Exercise goal:
Reproduce every line in the listing that contains the word "this".

Items:
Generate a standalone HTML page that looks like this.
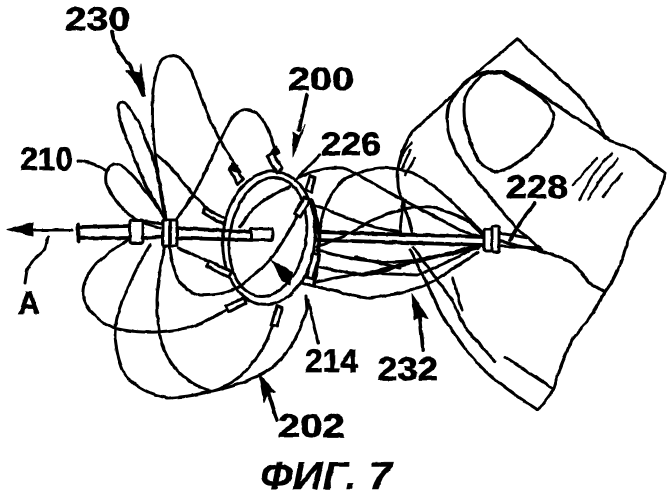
<!DOCTYPE html>
<html>
<head>
<meta charset="utf-8">
<style>
html,body{margin:0;padding:0;background:#fff;width:670px;height:500px;overflow:hidden}
svg{display:block}
path,line,rect,ellipse{fill:none;stroke:#000;stroke-width:3;stroke-linecap:round;stroke-linejoin:round}
.t{font-family:"Liberation Sans","DejaVu Sans",sans-serif;font-weight:bold;font-size:32px;fill:#000;stroke:#000;stroke-width:.7}
.f{fill:#000;stroke:#000;stroke-width:1}
.w{fill:#fff}
.h{stroke-width:3.8}
.n{stroke-width:2.4}
</style>
</head>
<body>
<svg width="670" height="500" viewBox="0 0 670 500" xmlns="http://www.w3.org/2000/svg">
<defs>
<filter id="r" x="0" y="0" width="100%" height="100%" filterUnits="userSpaceOnUse" primitiveUnits="userSpaceOnUse">
<feTurbulence type="fractalNoise" baseFrequency="0.12" numOctaves="2" seed="4"/>
<feDisplacementMap in="SourceGraphic" scale="2.2" xChannelSelector="R" yChannelSelector="G"/>
<feGaussianBlur stdDeviation="0.35"/>
</filter>
</defs>
<g filter="url(#r)">
<!-- tissue -->
<path d="M398 183 Q396 165 405 145 Q412 130 420 125 L478 72 L517 39 L580 97 Q595 115 605 137 L612 142 L635 150 L665 173 Q660 195 655 200 Q645 215 637 223 Q628 238 625 250 Q618 275 605 292 L588 320 L572 340 Q560 365 553 390 L538 410 Q510 392 492 377 Q470 358 452 330 Q440 315 435 300 L410 250"/>
<path d="M542 250 L515 227 L468 170 Q450 145 448 130 Q446 112 450 103 Q458 88 468 80 Q480 72 488 72 Q498 71 505 72 Q520 80 535 90 Q552 102 568 113 L608 138"/>
<path d="M502 73 Q490 72 482 75 Q472 84 465 97 Q463 110 465 123 Q470 145 478 160 Q488 172 498 172 Q510 168 522 160 Q538 147 548 133 Q555 122 553 113 Q550 105 542 98 Q532 90 522 85 Q510 76 502 73"/>
<path d="M398 183 Q398 192 403 200 L412 232"/>
<path d="M403 200 L400 232"/>
<path d="M500 241 L548 253 Q562 257 572 263 Q582 272 588 282 L605 292"/>
<path d="M413 247 L435 277 Q445 290 452 300 Q458 315 467 330 L495 362"/>
<path d="M453 278 L462 310"/>
<path d="M505 357 L552 388"/>
<path class="n" d="M412 143 Q403 150 400 163"/>
<path class="n" d="M415 158 L405 175"/>
<path class="n" d="M410 150 L402 170"/>
<path class="n" d="M597 158 L573 185"/>
<path class="n" d="M612 153 Q590 175 580 200"/>
<path class="n" d="M618 159 Q598 180 588 200"/>
<path class="n" d="M622 173 L603 197"/>
<!-- right cage -->
<path d="M313 205 Q325 208 340 215 Q370 228 400 232"/>
<path d="M320 233 Q320 218 327 203 Q333 190 343 180 Q360 170 380 168 Q397 167 413 173 Q435 185 453 203 Q470 220 483 233"/>
<path d="M300 177 Q310 172 320 170 Q332 167 343 168 Q355 172 367 180 Q385 190 403 200 Q432 215 460 230 L482 238"/>
<path d="M317 247 Q334 240 350 233 Q358 228 367 223 Q383 215 400 210 Q416 206 433 207 Q450 212 467 220 L483 235"/>
<path d="M317 250 Q334 255 350 258 Q367 261 383 262 Q400 262 417 260 Q434 257 450 253 L480 245"/>
<path d="M320 267 Q345 273 367 275 Q384 272 400 265 Q435 257 478 248"/>
<path d="M317 282 Q342 276 367 273 Q392 274 417 275 Q450 262 480 245"/>
<path d="M303 283 Q318 288 333 290 Q350 296 367 298 Q390 296 412 290 Q425 286 435 280 Q455 268 478 252"/>
<path d="M355 257 L400 268"/>
<path class="h" d="M368 273 L480 246"/>
<!-- shaft right -->
<path class="h" d="M317 232 L483 237"/>
<path class="h" d="M317 240 L483 245"/>
<!-- hub 3 -->
<rect x="484" y="229" width="8" height="22" rx="2"/>
<rect x="492" y="226" width="7" height="26" rx="2"/>
<path d="M499 233 L528 238"/>
<path d="M499 246 L540 248"/>
<!-- top petals -->
<path d="M165 220 Q160 190 156.5 165 Q153 140 152.5 120 Q152 100 154.5 82 Q157 65 163 59 Q170 53 178 57 Q187 62 192 73 Q197 85 201 97 Q205 110 215 130 Q225 150 240 172"/>
<path d="M165 218 Q150 195 142 177 Q135 160 126 137 Q118 115 118 108 Q118 102 122 102 Q127 102 140 125 Q155 160 160 185 Q165 210 166 220"/>
<path d="M157 155 Q170 165 185 185 Q195 197 208 209"/>
<path d="M176 220 Q195 195 205 172 Q220 140 232 118 Q240 108 250 110 Q262 113 270 135 L275 150"/>
<path d="M165 218 Q150 195 135 178 Q122 163 114 164 Q104 168 106 183 Q112 200 130 215 L140 222 L160 228"/>
<!-- bottom petals -->
<path d="M128 240 Q110 250 95 265 Q82 280 83 295 Q87 315 113 328 Q135 333 157 332 Q180 331 200 324 L227 310"/>
<path d="M150 245 Q135 270 127 290 Q115 315 115 335 Q117 363 127 377 Q140 392 167 398 Q190 397 207 392 Q235 387 253 378 Q270 372 283 357 Q298 338 307 310 L306 296"/>
<path d="M165 245 Q158 275 157 300 Q157 325 162 345 Q170 365 183 376 Q197 388 212 391 Q230 386 245 372 Q260 355 267 340 L274 322"/>
<path d="M170 248 Q172 265 177 277 Q185 292 200 295 Q218 296 233 290 L242 285 Q258 272 270 260 Q285 240 298 215"/>
<path d="M178 248 L210 262"/>
<!-- ring -->
<ellipse cx="268" cy="237" rx="38" ry="60" transform="rotate(10 268 237)"/>
<ellipse cx="269" cy="238" rx="46" ry="67" transform="rotate(6 269 238)"/>
<path d="M240 227 Q248 213 260 203 Q275 193 290 187"/>
<path d="M311 200 Q322 225 318 260 L314 285" class="h"/>
<!-- posts -->
<path class="w" d="M272 152 L282 168 L277 173 L267 156 Z"/>
<path class="w" d="M232 165 L243 179 L238 184 L229 169 Z"/>
<path class="w" d="M205 208 L226 219 L223 224 L203 213 Z"/>
<path class="w" d="M209 261 L232 272 L228 277 L207 266 Z"/>
<path class="w" d="M226 306 L244 298 L246 303 L229 312 Z"/>
<path class="w" d="M271 325 L277 306 L282 308 L277 326 Z"/>
<path class="w" d="M295 214 L304 197 L310 200 L300 217 Z"/>
<path class="w" d="M307 277 L313 253 L319 255 L313 279 Z"/>
<path class="w" d="M306 190 L310 176 L315 178 L312 192 Z"/>
<path class="f" d="M272 150 L276 146 L280 153 L275 156 Z"/>
<path class="f" d="M231 163 L238 165 L236 172 L231 170 Z"/>
<!-- left shaft -->
<path class="h" d="M80 227 L130 226"/>
<path class="h" d="M80 238 L130 238"/>
<path class="h" d="M78 224 L78 241"/>
<rect class="w" x="130" y="220" width="13" height="23" rx="2"/>
<path d="M143 221 L163 224"/>
<path class="h" d="M143 238 L163 237"/>
<rect class="w" x="163" y="220" width="14" height="26" rx="2"/>
<path class="h" d="M177 228 L252 232"/>
<path class="h" d="M177 238 L252 240"/>
<path class="w" d="M251 229 L272 229 Q274 234 272 240 L251 240 Z"/>
<line class="h" x1="170" y1="222" x2="170" y2="244"/>
<!-- arrows -->
<path d="M72 230 L25 230"/>
<path class="f" d="M7 229 L33 223 L33 236 Z"/>
<path d="M48 237 L45 250 Q30 262 27 270 L25 283"/>
<path class="h" d="M112 32 Q115 50 130 65 L143 95"/>
<path class="f" d="M145 96 L126 70 L140 73 L141 64 Z"/>
<path class="h" d="M307 95 L299 130"/>
<path class="f" d="M293 157 L293 132 L299 136 L305 125 Z"/>
<path d="M320 155 L295 180"/>
<path d="M510 240 L522 220 L535 203" class="h"/>
<path d="M78 161 Q90 161 105 170"/>
<path d="M318 343 L308 300"/>
<path class="h" d="M423 350 L420 318"/>
<path class="f" d="M412 294 L428 318 L420 316 L414 320 Z"/>
<path class="h" d="M277 420 L266 385"/>
<path class="f" d="M259 374 L275 392 L268 392 L264 403 Z"/>
<path class="f" d="M272 260 L292 272 L290 285 L282 280 Z"/>
<!-- labels -->
<text class="t" x="65" y="30" textLength="65" lengthAdjust="spacingAndGlyphs">230</text>
<text class="t" x="288" y="90" textLength="66" lengthAdjust="spacingAndGlyphs">200</text>
<text class="t" x="321" y="155" textLength="60" lengthAdjust="spacingAndGlyphs">226</text>
<text class="t" x="20" y="170" textLength="53" lengthAdjust="spacingAndGlyphs">210</text>
<text class="t" x="506" y="198" textLength="62" lengthAdjust="spacingAndGlyphs">228</text>
<text class="t" x="18" y="314" textLength="22" lengthAdjust="spacingAndGlyphs">A</text>
<text class="t" x="305" y="372" textLength="53" lengthAdjust="spacingAndGlyphs">214</text>
<text class="t" x="377" y="380" textLength="61" lengthAdjust="spacingAndGlyphs">232</text>
<text class="t" x="278" y="437" textLength="67" lengthAdjust="spacingAndGlyphs">202</text>
<text class="t" x="260" y="489" textLength="132" lengthAdjust="spacingAndGlyphs" style="font-size:39px;font-style:italic;stroke-width:.4">ФИГ. 7</text>
</g>
</svg>
</body>
</html>
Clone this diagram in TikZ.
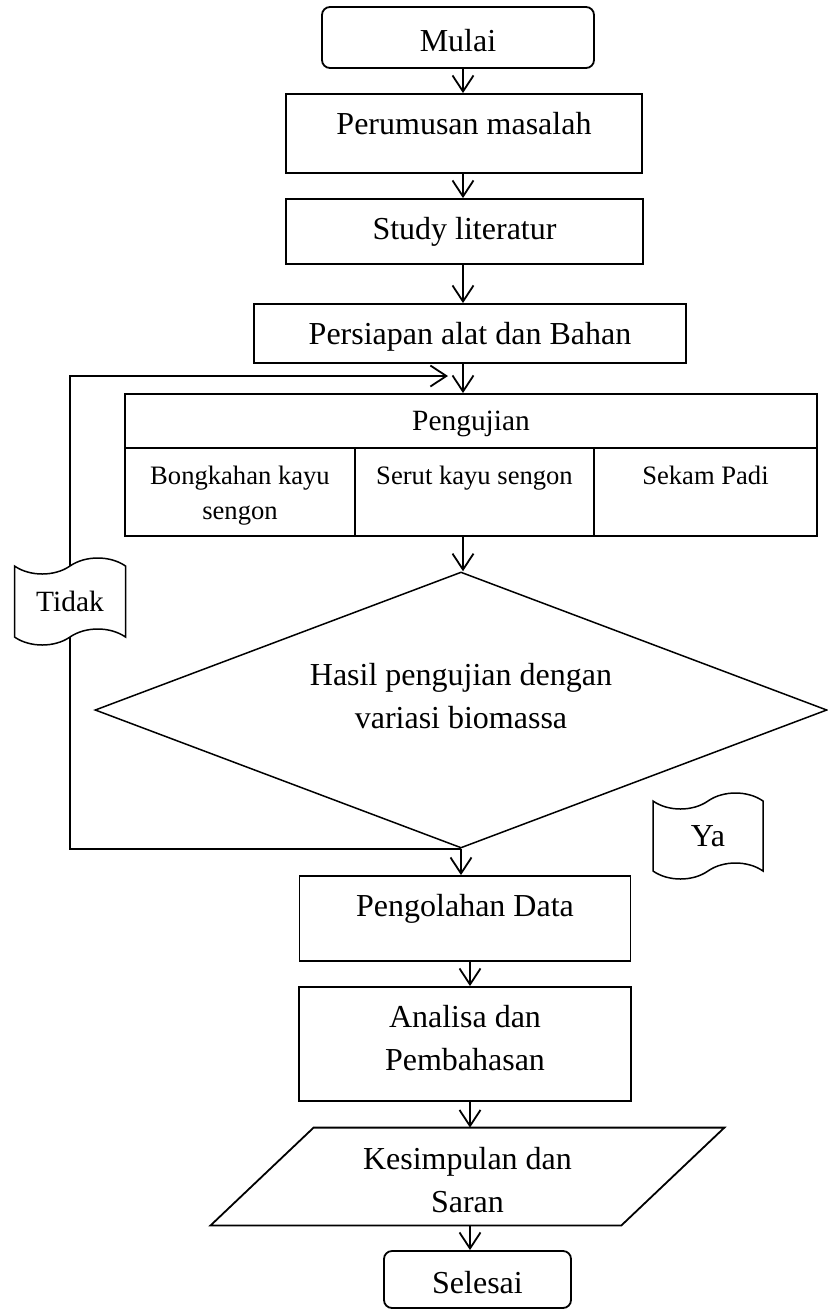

Response:
Generate a standalone HTML page that looks like this.
Clone this diagram in TikZ.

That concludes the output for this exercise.